**EXERCISE DETAILS**
Retype, word for word, the lines between the ones holding "Output the Python" and "import plotly.graph_objects as go", inclusive; pictures stay out of the copy.

**DATA**
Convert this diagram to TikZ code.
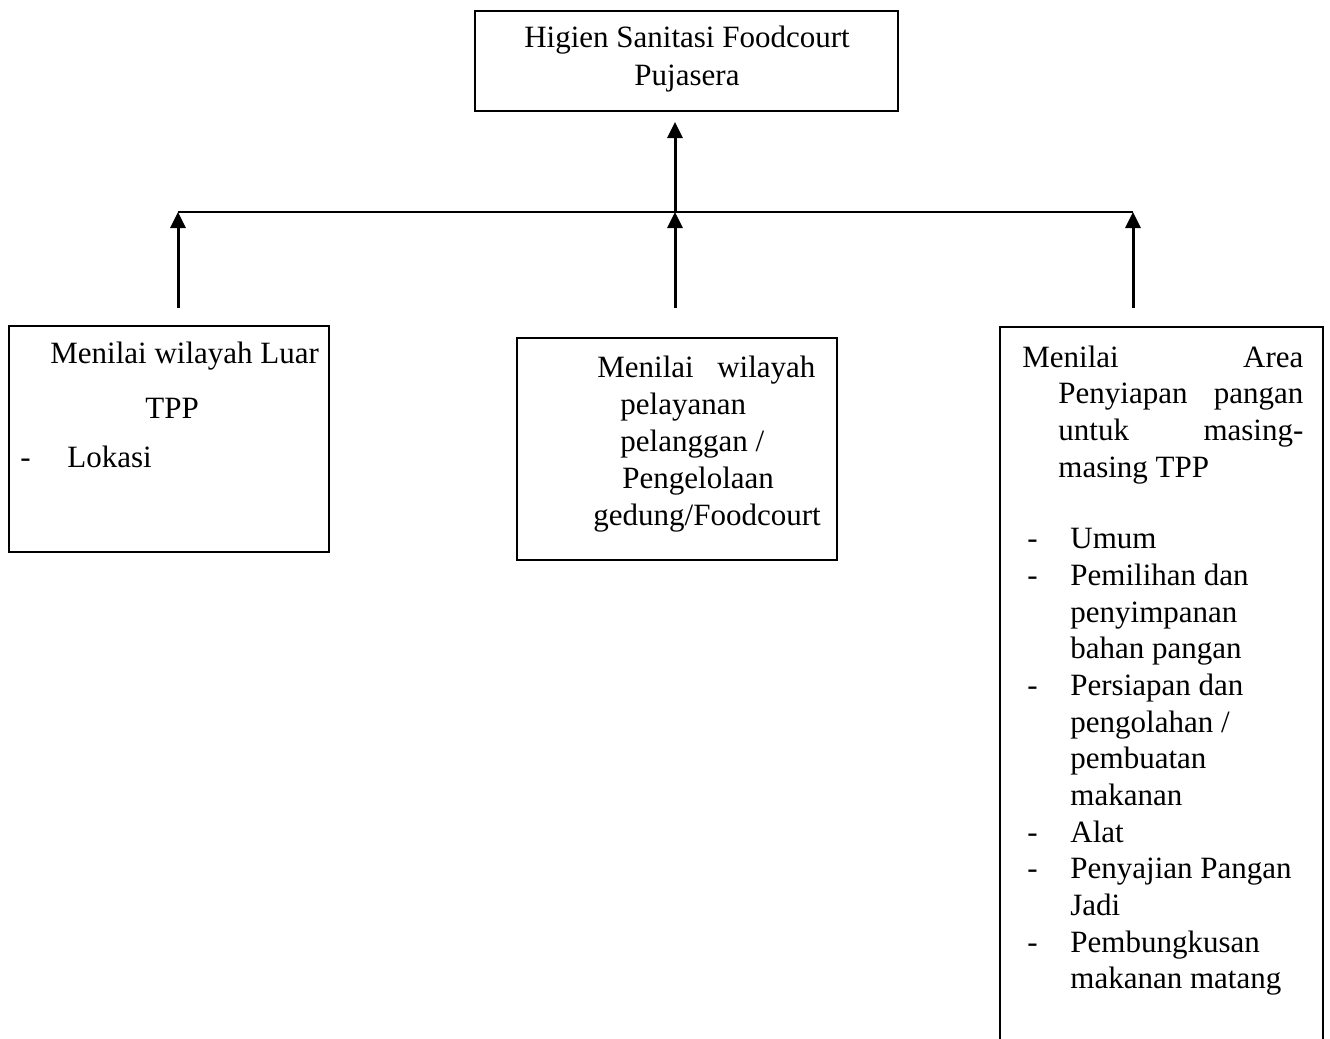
\documentclass[tikz,border=0pt]{standalone}
\usepackage{fontspec}
\setmainfont{Liberation Serif}
\usetikzlibrary{arrows.meta}
\begin{document}
\begin{tikzpicture}[x=0.5pt,y=-0.5pt,
 box/.style={draw,line width=1pt,inner sep=0pt,outer sep=0pt,anchor=north west},
 txt/.style={anchor=base west,inner sep=0pt,font=\fontsize{15.5pt}{18.5pt}\selectfont},
 ctxt/.style={anchor=base,inner sep=0pt,font=\fontsize{15.5pt}{18.5pt}\selectfont},
 arr/.style={line width=1.5pt,-{Triangle[width=7.5pt,length=8pt]}},
 bus/.style={line width=0.6pt}]
\useasboundingbox (0,0) rectangle (1330,1039);
\clip (0,0) rectangle (1330,1039);
% boxes
\node[box,minimum width=211.5pt,minimum height=50pt] (top) at (475,11) {};
\node[box,minimum width=160pt,minimum height=113pt] (left) at (9,326) {};
\node[box,minimum width=160pt,minimum height=111pt] (mid) at (517,338) {};
\node[box,minimum width=161.5pt,minimum height=370pt] (right) at (1000,327) {};
% top text
\node[ctxt] (t1) at (687,47) {Higien Sanitasi Foodcourt};
\node[ctxt] (t2) at (687,85) {Pujasera};
% left text
\node[txt] (l1) at (50,363) {Menilai wilayah Luar};
\node[txt] (l2) at (145,418) {TPP};
\node[txt] (l3) at (20,467) {-};
\node[txt] (l4) at (67,467) {Lokasi};
% middle text
\node[txt] (m1) at (597,377) {\makebox[109pt][s]{Menilai\hfill wilayah}};
\node[txt] (m2) at (620,414) {pelayanan};
\node[txt] (m3) at (620,451) {pelanggan /};
\node[txt] (m4) at (622,488) {Pengelolaan};
\node[txt] (m5) at (593,525) {gedung/Foodcourt};
% right text
\node[txt] (r1) at (1022,367) {\makebox[140.5pt][s]{Menilai\hfill Area}};
\node[txt] (r2) at (1058,403) {\makebox[122.5pt][s]{Penyiapan\hfill pangan}};
\node[txt] (r3) at (1058,440) {\makebox[122.5pt][s]{untuk\hfill masing-}};
\node[txt] (r4) at (1058,477) {masing TPP};
\foreach \y/\n in {548/1,585/2,695/3,842/4,878/5,952/6}{
  \node[txt] (d\n) at (1027,\y) {-};
}
\node[txt] (i1) at (1070,548) {Umum};
\node[txt] (i2) at (1070,585) {Pemilihan dan};
\node[txt] (i3) at (1070,622) {penyimpanan};
\node[txt] (i4) at (1070,658) {bahan pangan};
\node[txt] (i5) at (1070,695) {Persiapan dan};
\node[txt] (i6) at (1070,732) {pengolahan /};
\node[txt] (i7) at (1070,768) {pembuatan};
\node[txt] (i8) at (1070,805) {makanan};
\node[txt] (i9) at (1070,842) {Alat};
\node[txt] (i10) at (1070,878) {Penyajian Pangan};
\node[txt] (i11) at (1070,915) {Jadi};
\node[txt] (i12) at (1070,952) {Pembungkusan};
\node[txt] (i13) at (1070,988) {makanan matang};
% connectors
\coordinate (bL) at (178,212);
\coordinate (bM) at (675,212);
\coordinate (bR) at (1133,212);
\coordinate (tL) at (178,308);
\coordinate (tM) at (675,308);
\coordinate (tR) at (1133,308);
\coordinate (topIn) at (675,122);
\draw[bus] (bL) -- (bR);
\draw[arr] (tL) -- (bL);
\draw[arr] (tM) -- (bM);
\draw[arr] (tR) -- (bR);
\draw[arr] (bM) -- (topIn);
\end{tikzpicture}
\end{document}
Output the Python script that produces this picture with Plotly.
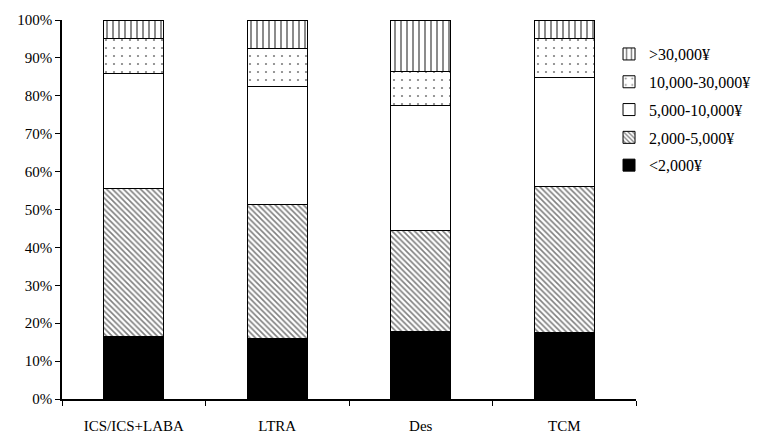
import plotly.graph_objects as go

categories = ["ICS/ICS+LABA", "LTRA", "Des", "TCM"]
series_names = ["<2,000¥", "2,000-5,000¥", "5,000-10,000¥", "10,000-30,000¥", ">30,000¥"]
lt_2000 = [16.5, 16.0, 17.8, 17.5]
v_2000_5000 = [39.1, 35.2, 26.6, 38.5]
v_5000_10000 = [30.2, 31.2, 33.0, 28.8]
v_10000_30000 = [9.2, 10.0, 9.0, 10.2]
gt_30000 = [5.0, 7.6, 13.6, 5.0]
tick_vals = [0, 10, 20, 30, 40, 50, 60, 70, 80, 90, 100]
tick_text = [f"{v}%" for v in tick_vals]

series = [lt_2000, v_2000_5000, v_5000_10000, v_10000_30000, gt_30000]
patterns = [
    dict(shape="", fgcolor="black"),
    dict(shape="\\", fgcolor="black", bgcolor="white", size=4, solidity=0.4),
    dict(shape="", fgcolor="white"),
    dict(shape=".", fgcolor="black", bgcolor="white", size=8, solidity=0.06),
    dict(shape="|", fgcolor="black", bgcolor="white", size=6, solidity=0.3),
]
colors = ["black", "white", "white", "white", "white"]

fig = go.Figure()
n = len(series)
for i, (name, vals) in enumerate(zip(series_names, series)):
    fig.add_trace(go.Bar(
        x=categories, y=vals, name=name,
        legendgroup=str(i), legendrank=1000 + (n - i),
        marker=dict(color=colors[i], line=dict(color="black", width=1), pattern=patterns[i]),
    ))

font = dict(family="Liberation Serif, Times New Roman, serif", size=15, color="black")
fig.update_layout(
    barmode="stack",
    bargap=0.58,
    width=767, height=434,
    margin=dict(l=54, r=139, t=12, b=43),
    paper_bgcolor="white", plot_bgcolor="white",
    font=font,
    showlegend=True,
    legend=dict(
        x=0.953, y=0.955, xanchor="left", yanchor="top",
        traceorder="grouped", tracegroupgap=4,
        font=dict(family="Liberation Serif, Times New Roman, serif", size=16, color="black"),
        itemwidth=30, bgcolor="rgba(0,0,0,0)",
    ),
)
fig.update_xaxes(
    showline=True, linecolor="black", linewidth=1.5,
    ticks="outside", tickson="boundaries", ticklen=5, tickcolor="black",
    showgrid=False, tickfont=font, automargin=False, ticklabelstandoff=12,
)
fig.update_yaxes(
    range=[0, 100], tickmode="array", tickvals=tick_vals, ticktext=tick_text,
    showline=True, linecolor="black", linewidth=1.5,
    ticks="outside", ticklen=5, tickcolor="black",
    showgrid=False, zeroline=False, tickfont=font, automargin=False,
)
fig.write_html("out.html")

**EXERCISE RESPONSE**
Output the Python script that produces this picture with Plotly.
import plotly.graph_objects as go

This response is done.